Montino: i dipendenti di Alitalia non sono i responsabili della crisi

Esterino Montino, sindaco di Fiumicino, respinge il tentativo di far passare i dipendenti di Alitalia “come gli unici responsabili della crisi, come il comodo capro espiatorio sui quali far ricadere l’incompetenza manageriale che ha portato l’azienda sull’orlo del fallimento. Leggendo il comunicato stampa dell’Assemblea degli Azionisti di Alitalia sarebbero proprio i dipendenti (leggo testualmente) ‘ad aver di fatto precluso con l’esito del referendum l’attuazione del rilancio e della ristrutturazione della società’. Questa situazione che deresponsabilizza i veri artefici della crisi è inaccettabile”. Montino parla poi di “anni di macroscopici errori imprenditoriali e manageriali che hanno portato il CdA a chiedere l’accesso all’amministrazione straordinaria e non possono ricadere sulle spalle dei lavoratori”.

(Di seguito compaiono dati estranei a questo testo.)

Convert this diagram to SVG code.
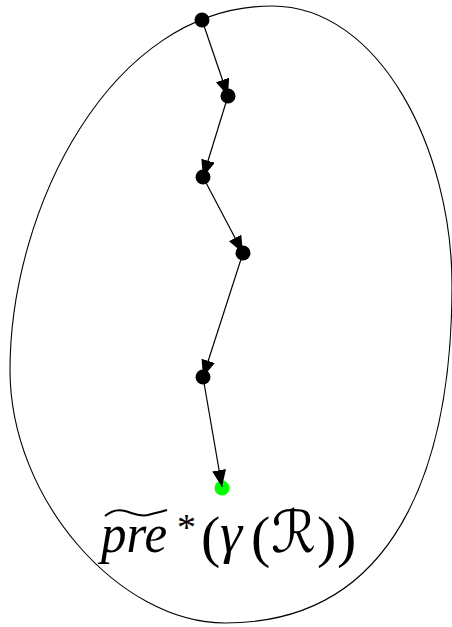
<svg xmlns="http://www.w3.org/2000/svg" width="452" height="627" viewBox="0 0 452 627">
<style>
.node{fill:#000}
.green{fill:#00ff00}
.edge{stroke:#000;stroke-width:1.2;fill:none}
.region{stroke:#000;stroke-width:1.1;fill:none}
.math{font-family:"Liberation Serif","Times New Roman",serif;fill:#000}
</style>
<defs>
<marker id="arr" markerUnits="userSpaceOnUse" markerWidth="18" markerHeight="14" refX="17" refY="7" orient="auto">
<path d="M0,0 L17,7 L0,14 z" fill="#000"/>
</marker>
</defs>
<path class="region" d="M272,6 C380,6 452,150 452,285 C452,440 410,623 225,623 C120,623 10,500 10,370 C10,210 110,6 272,6 Z"/>
<g id="n1"><circle class="node" cx="202" cy="20" r="7.5"/></g>
<g id="n2"><circle class="node" cx="228" cy="96" r="7.5"/></g>
<g id="n3"><circle class="node" cx="203" cy="177" r="7.5"/></g>
<g id="n4"><circle class="node" cx="243" cy="253" r="7.5"/></g>
<g id="n5"><circle class="node" cx="203" cy="377" r="7.5"/></g>
<g id="n6"><circle class="green" cx="222" cy="488" r="7.5"/></g>
<g id="connectors">
<line class="edge" x1="202" y1="20" x2="228" y2="96" marker-end="url(#arr)"/>
<line class="edge" x1="228" y1="96" x2="203" y2="177" marker-end="url(#arr)"/>
<line class="edge" x1="203" y1="177" x2="243" y2="253" marker-end="url(#arr)"/>
<line class="edge" x1="243" y1="253" x2="203" y2="377" marker-end="url(#arr)"/>
<line class="edge" x1="203" y1="377" x2="222" y2="487" marker-end="url(#arr)"/>
</g>
<g id="label">
<path d="M105,516 C112,510 118,509 125,511 C132,513 140,517 148,515 C155,513 161,512 167,510" stroke="#000" stroke-width="2" fill="none"/>
<text class="math" x="101" y="552" font-size="54" font-style="italic" textLength="66" lengthAdjust="spacingAndGlyphs">pre</text>
<text class="math" x="177" y="540" font-size="38">*</text>
<text class="math" x="201" y="556" font-size="58">(</text>
<text class="math" x="220" y="552" font-size="56" font-style="italic">γ</text>
<text class="math" x="251" y="556" font-size="58">(</text>
<text x="271" y="552" font-size="58" font-family="'DejaVu Serif','DejaVu Sans',serif" textLength="45" lengthAdjust="spacingAndGlyphs">ℛ</text>
<text class="math" x="317" y="556" font-size="58">)</text>
<text class="math" x="337" y="556" font-size="58">)</text>
</g>
</svg>
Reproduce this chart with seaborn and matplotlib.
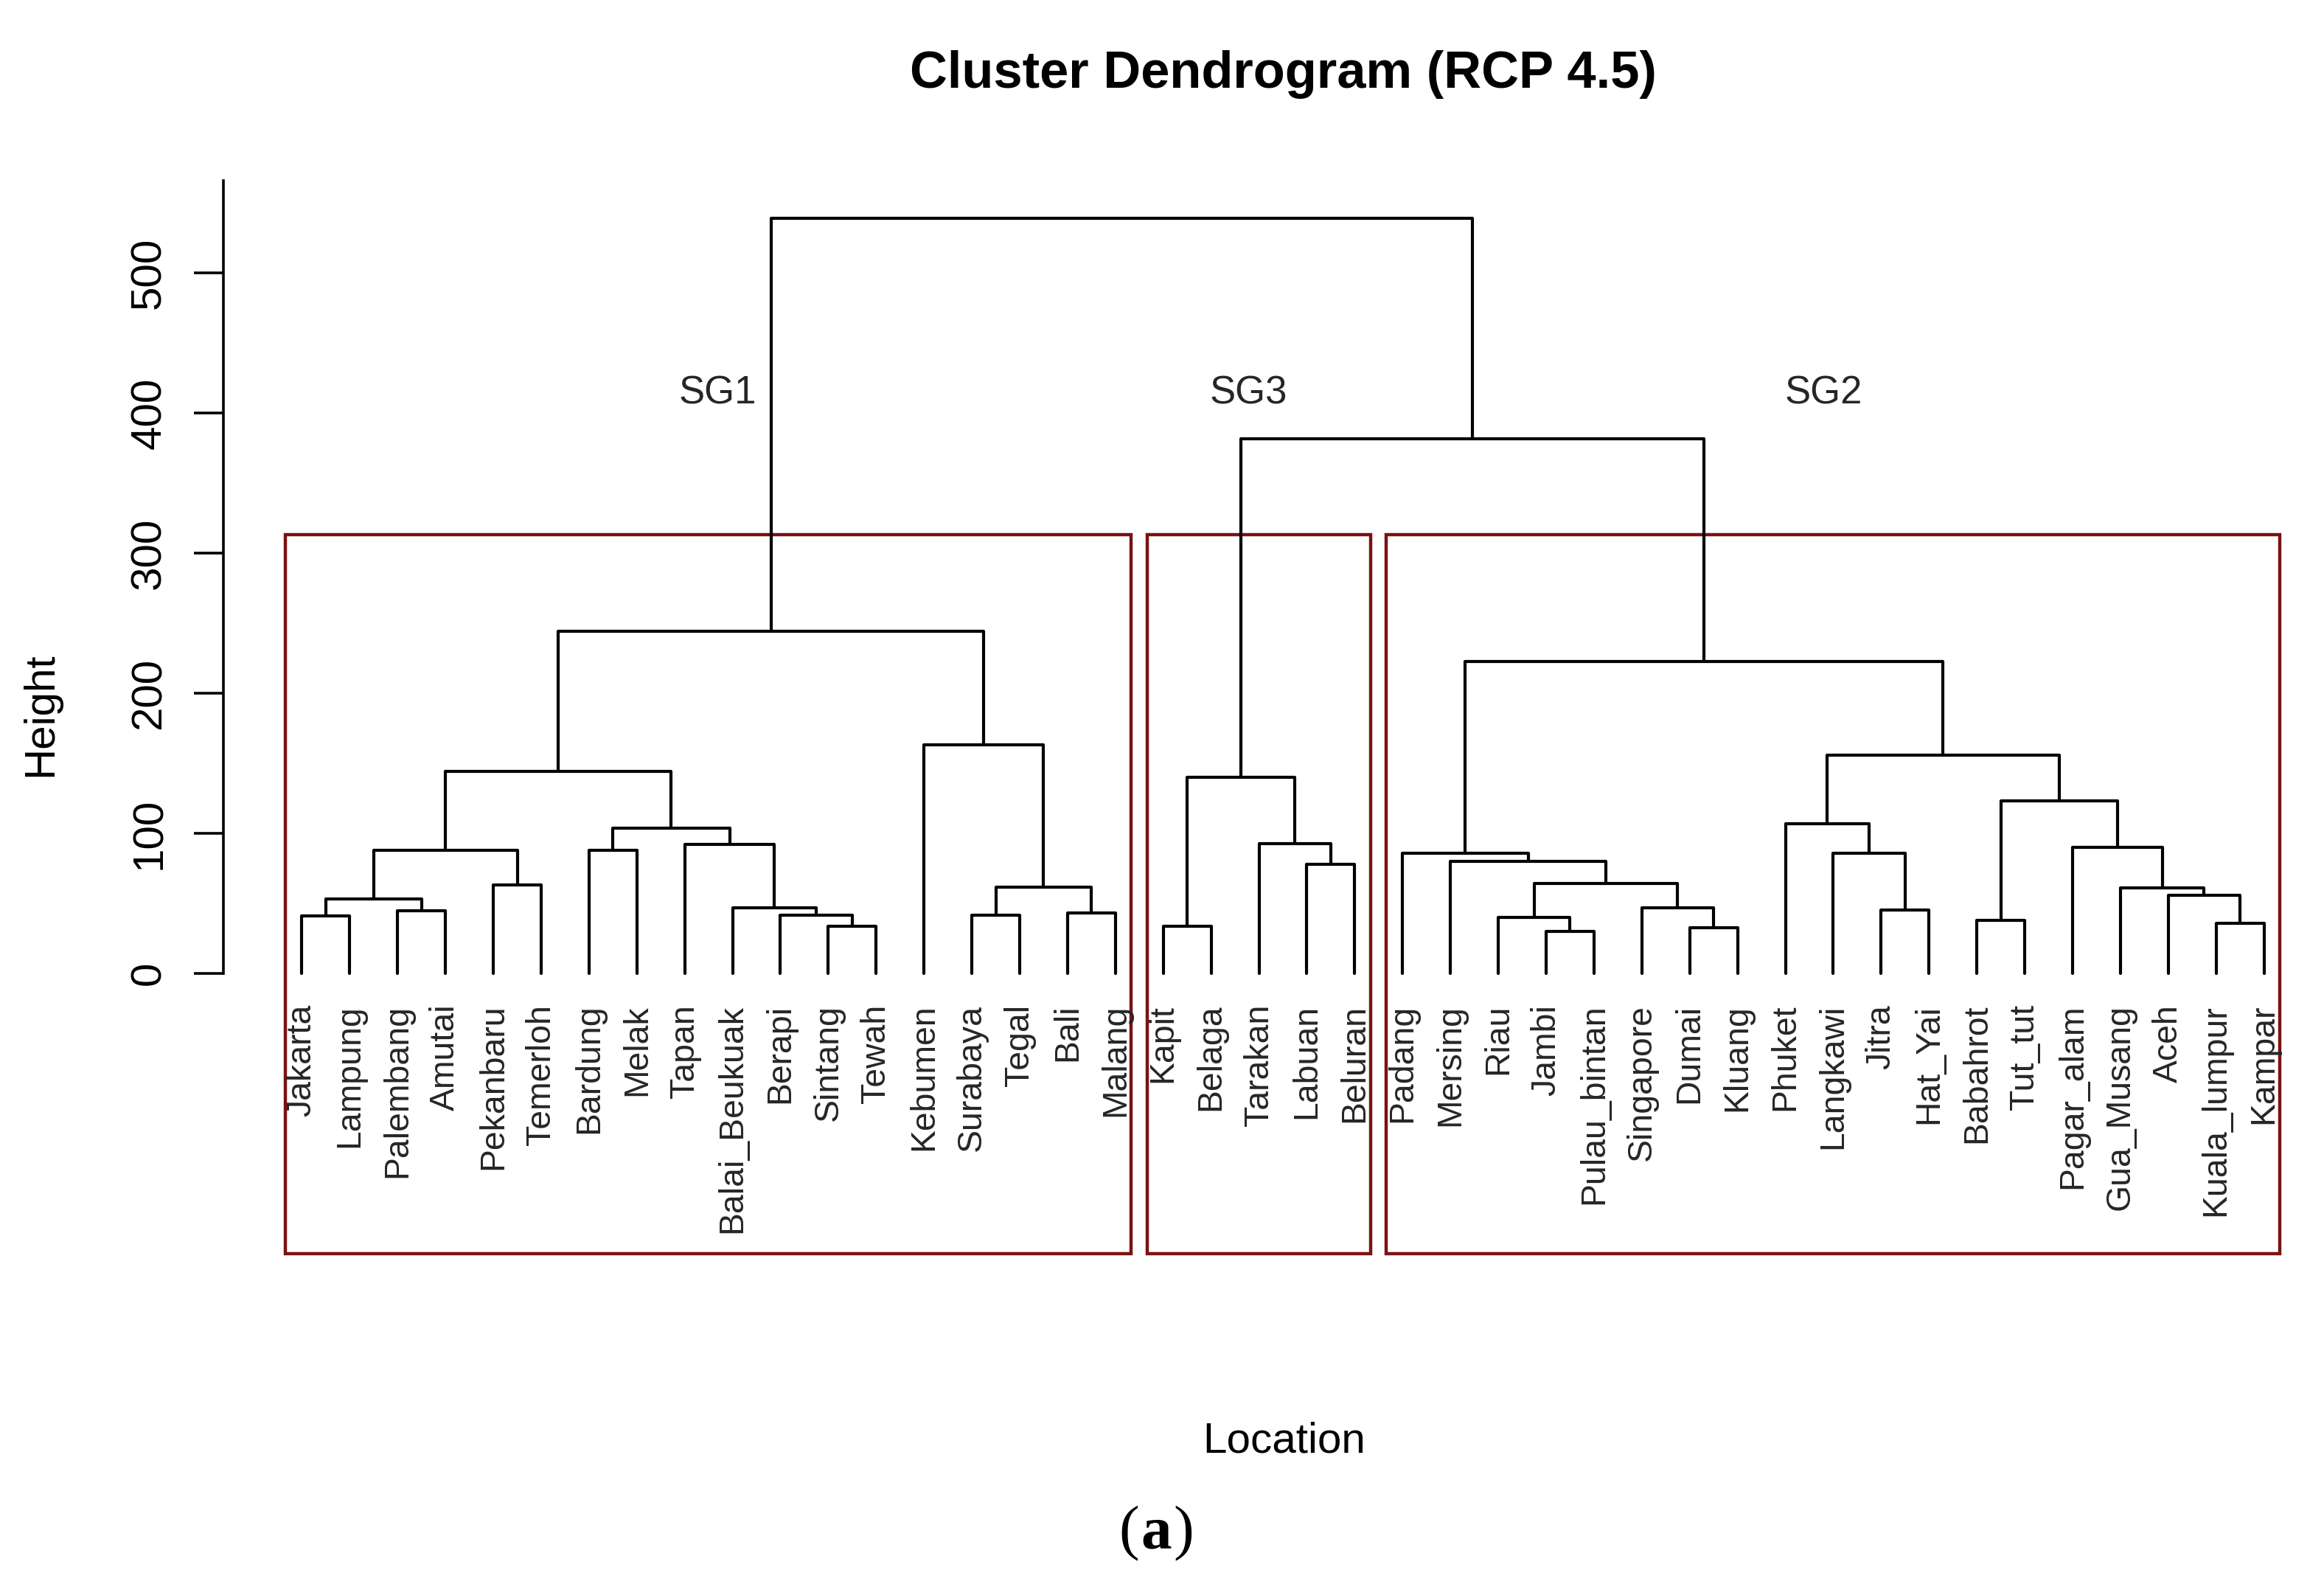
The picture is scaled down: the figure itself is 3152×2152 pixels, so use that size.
import numpy as np
import pandas as pd
import seaborn as sns
import matplotlib.pyplot as plt
from matplotlib.patches import Rectangle

# leaves in plotting order
leaves = ["Jakarta", "Lampung", "Palembang", "Amutai", "Pekanbaru", "Temerloh",
          "Bardung", "Melak", "Tapan", "Balai_Beukuak", "Berapi", "Sintang", "Tewah",
          "Kebumen", "Surabaya", "Tegal", "Bali", "Malang",
          "Kapit", "Belaga", "Tarakan", "Labuan", "Beluran",
          "Padang", "Mersing", "Riau", "Jambi", "Pulau_bintan", "Singapore", "Dumai",
          "Kluang", "Phuket", "Langkawi", "Jitra", "Hat_Yai", "Babahrot", "Tut_tut",
          "Pagar_alam", "Gua_Musang", "Aceh", "Kuala_lumpur", "Kampar"]

# merges: a leaf name or the index of an earlier merge, and the merge height
merge_a = ["Jakarta", "Palembang", 0, "Pekanbaru", 2, "Bardung", "Sintang", "Berapi",
           "Balai_Beukuak", "Tapan", 5, 4, "Surabaya", "Bali", 12, "Kebumen", 11,
           "Kapit", "Labuan", "Tarakan", 17,
           "Jambi", "Riau", "Dumai", "Singapore", 22, "Mersing", "Padang",
           "Jitra", "Langkawi", "Phuket", "Babahrot", "Kuala_lumpur", "Aceh",
           "Gua_Musang", "Pagar_alam", 31, 30, 27, 20, 16]
merge_b = ["Lampung", "Amutai", 1, "Temerloh", 3, "Melak", "Tewah", 6,
           7, 8, 9, 10, "Tegal", "Malang", 13, 14, 15,
           "Belaga", "Beluran", 18, 19,
           "Pulau_bintan", 21, "Kluang", 23, 24, 25, 26,
           "Hat_Yai", 28, 29, "Tut_tut", "Kampar", 32,
           33, 34, 35, 36, 37, 38, 39]
merge_h = [41, 45, 53, 63, 88, 88, 34, 41.5, 47, 92, 104, 144.5, 41.5, 43, 61.5,
           163.5, 244.5,
           34, 78, 92.5, 140,
           30, 40, 32.5, 47, 64.5, 80, 86, 45.5, 86, 107, 38, 36, 56, 61, 90,
           123.5, 156, 223, 382, 539]

groups = ["SG1", "SG3", "SG2"]
group_node = [16, 20, 38]
group_label_x = [9.69, 20.78, 32.8]
group_label_y = 414

# fonts
sns.set_theme(style="white")
plt.rcParams["font.family"] = ["Liberation Sans", "DejaVu Sans"]

# node positions from the merge table
pos = {name: i + 1 for i, name in enumerate(leaves)}
node_x, node_h, members = [], [], []


def child(c):
    if isinstance(c, str):
        return pos[c], 0.0, [pos[c]]
    return node_x[c], node_h[c], members[c]


rows = []
for k, (a, b, h) in enumerate(zip(merge_a, merge_b, merge_h)):
    xa, ha, ma = child(a)
    xb, hb, mb = child(b)
    for j, (x, y) in enumerate([(xa, ha), (xa, h), (xb, h), (xb, hb)]):
        rows.append({"seg": k, "step": j, "x": x, "y": y})
    node_x.append((xa + xb) / 2)
    node_h.append(h)
    members.append(ma + mb)
segs = pd.DataFrame(rows)

W, H = 3152, 2152
fig = plt.figure(figsize=(W / 200, H / 200), dpi=200)
ax = fig.add_axes([303 / W, 1 - 1700 / H, (3177 - 303) / W, (1700 - 245) / H])

sns.lineplot(data=segs, x="x", y="y", units="seg", estimator=None, sort=False,
             color="black", linewidth=1.5, ax=ax, legend=False)

ybot = -200
ax.set_xlim(-0.64, 43.64)
ax.set_ylim(ybot, 566)

# cluster boxes (rect.hclust style)
box_top = np.mean(sorted(merge_h)[-3:-1])
for g, nd, lx in zip(groups, group_node, group_label_x):
    m = members[nd]
    x0, x1 = min(m) - 0.34, max(m) + 0.33
    ax.add_patch(Rectangle((x0, ybot), x1 - x0, box_top - ybot, fill=False,
                           edgecolor="#7a1212", linewidth=1.6, clip_on=False))
    ax.text(lx, group_label_y, g, ha="center", va="center", fontsize=19)

# leaf labels
for name, x in pos.items():
    ax.annotate(name, (x, 0), xytext=(0, -15), textcoords="offset points",
                rotation=90, ha="center", va="top", fontsize=16.7)

# axes styling
for s in ["top", "right", "bottom"]:
    ax.spines[s].set_visible(False)
ax.spines["left"].set_bounds(0, 566)
ax.spines["left"].set_linewidth(1.3)
ax.spines["left"].set_color("black")
ax.set_xticks([])
ax.set_yticks(range(0, 501, 100))
ax.tick_params(axis="y", left=True, length=14.4, width=1.3, pad=12,
               labelsize=21, labelrotation=90, color="black", labelcolor="black")
for lbl in ax.get_yticklabels():
    lbl.set_va("center")
ax.set_xlabel("")
ax.set_ylabel("")

fig.text(1740 / W, 1 - 101 / H, "Cluster Dendrogram (RCP 4.5)", ha="center",
         va="center", fontsize=25.4, fontweight="bold", color="black")
fig.text(1742 / W, 1 - 1955 / H, "Location", ha="center", va="center",
         fontsize=21, color="black")
fig.text(55 / W, 1 - 969 / H, "Height", ha="center", va="center", fontsize=21,
         rotation=90, color="black")

# caption: regular parentheses around a bold letter
serif = ["Liberation Serif", "DejaVu Serif"]
cy = 1 - 2080 / H
fig.text(1568 / W, cy, "a", ha="center", va="center", fontsize=30,
         fontweight="bold", family=serif, color="black")
fig.text((1568 - 23) / W, cy, "(", ha="right", va="center", fontsize=30,
         family=serif, color="black")
fig.text((1568 + 23) / W, cy, ")", ha="left", va="center", fontsize=30,
         family=serif, color="black")

fig.savefig("out.png", dpi=200, facecolor="white")
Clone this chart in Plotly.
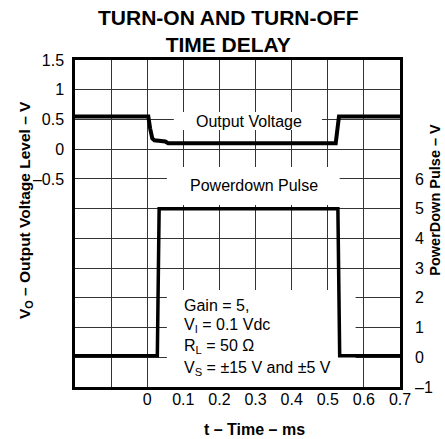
import plotly.graph_objects as go

# ---- data ----
t_output = [-0.2, 0.003, 0.008, 0.014, 0.02, 0.05, 0.058, 0.522, 0.526, 0.531, 0.7]
v_output = [0.55, 0.55, 0.35, 0.18, 0.15, 0.13, 0.10, 0.10, 0.30, 0.55, 0.55]

t_pulse = [-0.2, 0.028, 0.033, 0.528, 0.533, 0.7]
v_pulse = [0.05, 0.05, 5.0, 5.0, 0.05, 0.05]

x_tick_vals = [0.0, 0.1, 0.2, 0.3, 0.4, 0.5, 0.6, 0.7]
x_tick_text = ["0", "0.1", "0.2", "0.3", "0.4", "0.5", "0.6", "0.7"]

y_tick_vals = [-0.5, 0, 0.5, 1, 1.5]
y_tick_text = ["\u20130.5", "0", "0.5", "1", "1.5"]

y2_tick_vals = [-1, 0, 1, 2, 3, 4, 5, 6]
y2_tick_text = ["\u20131", "0", "1", "2", "3", "4", "5", "6"]

gain_lines = ["Gain = 5,", "V<sub>I</sub> = 0.1 Vdc", "R<sub>L</sub> = 50 \u03a9",
              "V<sub>S</sub> = \u00b115 V and \u00b15 V"]

FONT = "Liberation Sans, Arial, Helvetica, sans-serif"
GRID = "#333333"

fig = go.Figure()
fig.add_trace(go.Scatter(x=t_output, y=v_output, mode="lines",
                         line=dict(color="black", width=4), yaxis="y",
                         hoverinfo="skip"))
fig.add_trace(go.Scatter(x=t_pulse, y=v_pulse, mode="lines",
                         line=dict(color="black", width=3.5), yaxis="y2",
                         hoverinfo="skip"))

# white label backgrounds (between gridlines and traces)
boxes = [
    (0.0736, 0.484, 0.323, 0.625),
    (0.0544, 0.533, -0.939, -0.30),
    (0.0544, 0.577, -4.0, -2.369),
]
shapes = [dict(type="rect", xref="x", yref="y", x0=a, x1=b, y0=c, y1=d,
               fillcolor="white", line=dict(width=0), layer="between")
          for a, b, c, d in boxes]

ann = []
ann.append(dict(text="Output Voltage", x=0.2815, y=0.461, xref="x", yref="y",
                xanchor="center", yanchor="middle",
                showarrow=False, font=dict(family=FONT, size=16, color="black")))
ann.append(dict(text="Powerdown Pulse", x=0.295, y=-0.603, xref="x", yref="y",
                xanchor="center", yanchor="middle",
                showarrow=False, font=dict(family=FONT, size=16, color="black")))
gain_y = [-2.624, -2.961, -3.326, -3.69]
for txt, yy in zip(gain_lines, gain_y):
    ann.append(dict(text=txt, x=0.0963, y=yy, xref="x", yref="y",
                    xanchor="left", yanchor="middle",
                    showarrow=False, font=dict(family=FONT, size=16, color="black")))

ann.append(dict(text="<b>TURN-ON AND TURN-OFF<br>TIME DELAY</b>", x=0.471, y=1.09,
                xref="paper", yref="paper", showarrow=False,
                xanchor="center", yanchor="middle",
                font=dict(family=FONT, size=21, color="black")))
ann.append(dict(text="<b>t \u2013 Time \u2013 ms</b>", x=0.553, y=-0.131,
                xref="paper", yref="paper", showarrow=False,
                xanchor="center", yanchor="middle",
                font=dict(family=FONT, size=16, color="black")))
ann.append(dict(text="<b>V<sub>O</sub> \u2013 Output Voltage Level \u2013 V</b>", x=-0.152, y=0.54,
                xref="paper", yref="paper", showarrow=False, textangle=-90,
                xanchor="center", yanchor="middle",
                font=dict(family=FONT, size=15.5, color="black")))
ann.append(dict(text="<b>PowerDown Pulse \u2013 V</b>", x=1.107, y=0.572,
                xref="paper", yref="paper", showarrow=False, textangle=-90,
                xanchor="center", yanchor="middle",
                font=dict(family=FONT, size=14.5, color="black")))

fig.update_layout(
    width=445, height=439,
    margin=dict(l=75, r=41, t=60, b=52),
    paper_bgcolor="white", plot_bgcolor="white",
    showlegend=False,
    font=dict(family=FONT, size=16, color="black"),
    xaxis=dict(range=[-0.2, 0.7], tickvals=x_tick_vals, ticktext=x_tick_text,
               showgrid=True, gridcolor=GRID, gridwidth=1, zeroline=False,
               minor=dict(dtick=0.1, tick0=-0.2, showgrid=True, gridcolor=GRID,
                          gridwidth=1, ticks=""),
               showline=True, linecolor="black", linewidth=2.5, mirror=True,
               ticks="", tickfont=dict(size=16), ticklabelstandoff=-4),
    yaxis=dict(range=[-4, 1.5], tickvals=y_tick_vals, ticktext=y_tick_text,
               showgrid=True, gridcolor=GRID, gridwidth=1, zeroline=False,
               minor=dict(dtick=0.5, tick0=0, showgrid=True, gridcolor=GRID,
                          gridwidth=1, ticks=""),
               showline=True, linecolor="black", linewidth=2.5, mirror=True,
               ticks="", tickfont=dict(size=16), ticklabelstandoff=5),
    yaxis2=dict(range=[-1, 10], tickvals=y2_tick_vals, ticktext=y2_tick_text,
                overlaying="y", side="right", showgrid=False, zeroline=False,
                showline=False, ticks="", tickfont=dict(size=16),
                ticklabelstandoff=14),
    shapes=shapes,
    annotations=ann,
)

fig.write_html("out.html", config={"displayModeBar": False},
               post_script="document.body.style.margin='0';")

Il silenzio di Renzi che aveva annunciato un piano del Pd

Infine da segnalare il silenzio di Renzi Matteo che in campagna per le primarie aveva annunciato la presentazione al governo entro il 15 maggio di una proposta per salvare la compagnia. Lo ha ribadito il ministro Martina prossimo vicesegretario unico del Pd. Ma ora c’è il silenzio più assoluto. Si era parlato di una ipotesi come quella usata per salvare l’Ilva dove ci sono due cordate in gara nell’asta che si è aperta, Marcegaglia-ArcelorMittal e quella di Arvedi-Jindal, con partecipazione della Cassa depositi e prestiti. L’intervento della Cdp è stato richiesto più volte dalla Cgil. Susanna Camusso ne ha parlato a più riprese. Ora, passate le primarie, Renzi sembra aver perso l’uso della favella.